Published by Dire Wolf Digital, it is quite literally more of everything, and by 'everything' I mean more ways to completely and utterly ruin the person sitting directly opposite you. You are still placing workers. You are still building a precarious little deck of cards, praying that you draw enough persuasion to finally afford a high-council seat. But fundamentally, Uprising turns the dial up to an eleven.
Spies and Sandworms
There are spies! Actual spies that you can scatter across the board to steal spaces or hoard resources, turning the worker-placement mechanic from a polite queuing system into a deeply paranoid game of cat and mouse. And the worms. We absolutely must talk about the giant sandworms. You can deploy them into combat, and they instantly double your rewards, fundamentally shifting the balance of power on Arrakis in a single, devastating move.
Watching an opponent drop two massive plastic worms into the conflict zone while you are defending with two pathetic garrison troops is a deeply traumatizing experience. It transforms the relatively quiet efficiency of the original into a loud, bombastic, and deeply violent struggle for survival. It captures the second half of the Dune saga with absolute, terrifying precision.

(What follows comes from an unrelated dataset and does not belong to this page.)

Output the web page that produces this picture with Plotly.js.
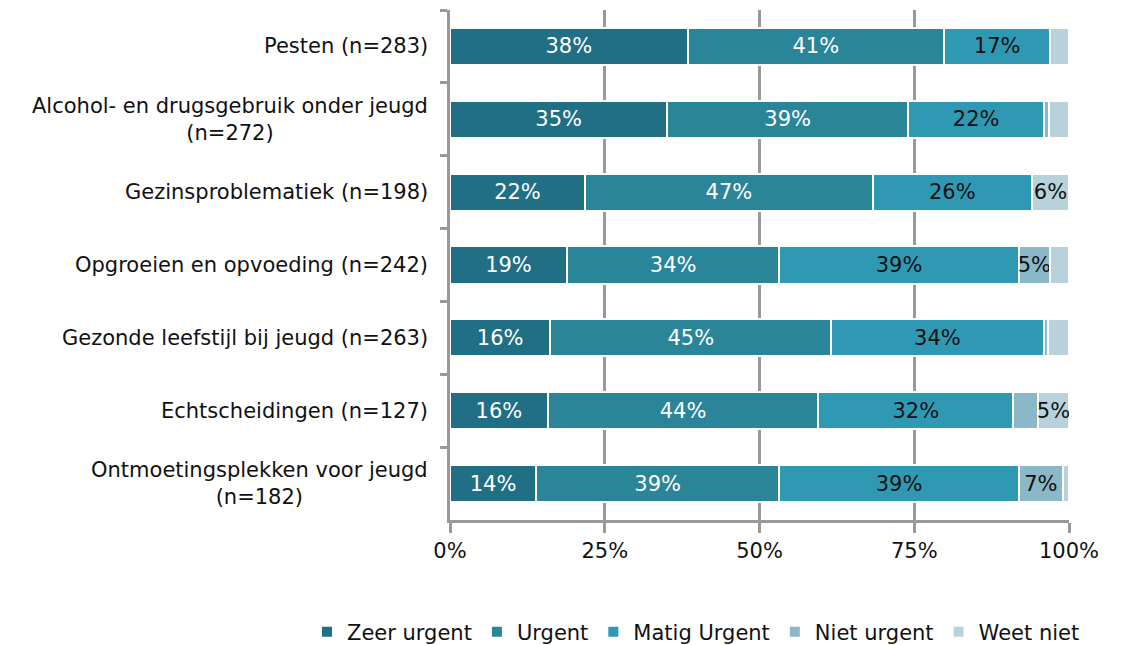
<!DOCTYPE html>
<html>
<head>
<meta charset="utf-8">
<script src="https://cdn.plot.ly/plotly-3.0.1.min.js"></script>
<style>html,body{margin:0;padding:0;background:#fff;}#chart{width:1126px;height:645px;}</style>
</head>
<body>
<div id="chart"></div>
<script>
var categories = [
  "Pesten (n=283)",
  "Alcohol- en drugsgebruik onder jeugd<br>(n=272)",
  "Gezinsproblematiek (n=198)",
  "Opgroeien en opvoeding (n=242)",
  "Gezonde leefstijl bij jeugd (n=263)",
  "Echtscheidingen (n=127)",
  "Ontmoetingsplekken voor jeugd<br>(n=182)"
];
var seriesNames = ["Zeer urgent", "Urgent", "Matig Urgent", "Niet urgent", "Weet niet"];
var zeerUrgent  = [38.4, 35.1, 21.8, 18.9, 16.2, 15.8, 13.9];
var urgent      = [41.4, 38.9, 46.5, 34.3, 45.4, 43.7, 39.3];
var matigUrgent = [17.2, 22.0, 25.7, 38.7, 34.3, 31.5, 38.7];
var nietUrgent  = [0.0, 0.8, 0.0, 5.0, 0.7, 4.0, 7.1];
var weetNiet    = [3.0, 3.2, 6.0, 3.1, 3.4, 5.0, 1.0];
var xTickVals   = [0, 25, 50, 75, 100];
var xTickText   = ["0%", "25%", "50%", "75%", "100%"];

var seriesValues = [zeerUrgent, urgent, matigUrgent, nietUrgent, weetNiet];
var colors = ["#216f84", "#2a8599", "#2f99b4", "#8bb8c8", "#b8d1db"];
var textColors = ["#ffffff", "#ffffff", "#111111", "#111111", "#111111"];
var FONT = "DejaVu Sans, Verdana, sans-serif";
var FS = 21;

var traces = seriesValues.map(function (vals, i) {
  return {
    type: "bar",
    orientation: "h",
    name: seriesNames[i],
    y: categories,
    x: vals,
    text: vals.map(function (v) { return v >= 4.5 ? Math.round(v) + "%" : ""; }),
    textposition: "inside",
    insidetextanchor: "middle",
    textangle: 0,
    constraintext: "none",
    insidetextfont: { family: FONT, size: FS, color: textColors[i] },
    marker: { color: colors[i], line: { color: "#ffffff", width: 2 } },
    hoverinfo: "name+x"
  };
});

var annotations = categories.map(function (c) {
  return {
    xref: "paper", yref: "y", x: 0, y: c,
    xshift: -20, xanchor: "right", yanchor: "middle",
    align: "center", showarrow: false,
    text: c,
    font: { family: FONT, size: FS, color: "#111111" }
  };
});

var layout = {
  width: 1126, height: 645,
  margin: { l: 450, r: 57, t: 10, b: 125, autoexpand: false },
  paper_bgcolor: "#ffffff", plot_bgcolor: "#ffffff",
  barmode: "stack",
  bargap: 0.49,
  uniformtext: { minsize: FS, mode: "show" },
  font: { family: FONT, size: FS, color: "#111111" },
  xaxis: {
    range: [0, 100],
    tickvals: xTickVals, ticktext: xTickText,
    showgrid: true, gridcolor: "#999999", gridwidth: 3,
    showline: true, linecolor: "#999999", linewidth: 3,
    ticks: "outside", ticklen: 10, tickwidth: 3, tickcolor: "#999999",
    zeroline: false,
    tickfont: { family: FONT, size: FS, color: "#111111" },
    fixedrange: true
  },
  yaxis: {
    autorange: "reversed",
    showticklabels: false,
    showline: true, linecolor: "#999999", linewidth: 3,
    ticks: "outside", tickson: "boundaries", ticklen: 7, tickwidth: 3, tickcolor: "#999999",
    showgrid: false, zeroline: false,
    fixedrange: true
  },
  showlegend: true,
  legend: {
    orientation: "h",
    x: -0.231, xanchor: "left",
    y: -0.22, yanchor: "middle",
    traceorder: "normal",
    font: { family: FONT, size: FS, color: "#111111" },
    itemwidth: 30
  },
  annotations: annotations
};

Plotly.newPlot("chart", traces, layout, { displayModeBar: false, staticPlot: true });
</script>
</body>
</html>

Suitability: Family vs. Friends
Family Sessions
Could you bring it out for the family? Only if your family has successfully completed advanced courses in geopolitical manipulation and doesn’t mind losing sleep over a poorly timed intrigue card. This is absolutely not for the casual Sunday afternoon crowd. The heavy iconography alone is enough to deter sensible people. It’s a game of high-stakes gambling where the currency is your own sanity.
Hardcore Gamers
This belongs on the dining table surrounded by hardcore gamers armed with spreadsheets, calculators, and a deeply unhealthy competitive driving force. Then there is the sheer audacity of introducing the six-player team mode. Three versus three! The chaos is astronomical. The amount of cross-table gesturing, secret whispered negotiations, and eventual crushing betrayals is frankly exhausting. It is beautiful to watch and entirely terrifying to play.
Pros and Cons
| Pros | Cons |
|---|---|
Spies add a fantastic layer of tactical flexibility. | Setup takes longer than learning to speak Fremen. |
Sandworms wildly escalate the conflict phase. | Six-player mode requires a massive dining table. |
Completely revitalizes the engine without losing tightness. | A single terrible card draw in round ten will break you. |
Final Thoughts
Uprising is the definitive version of the game. It takes everything that was great about the original and adds exactly the right amount of chaos and spectacle. If you love Dune, you need this. If you love strategy, you need this. Just be prepared to lose a few friends along the way.
Final Verdict: Buy it yourself. It is the definitive version of the game. If you own the original, put it on a shelf somewhere and exclusively play this one; the colossal plastic worms alone are worth the entry price, even if they do inevitably eat all of your troops.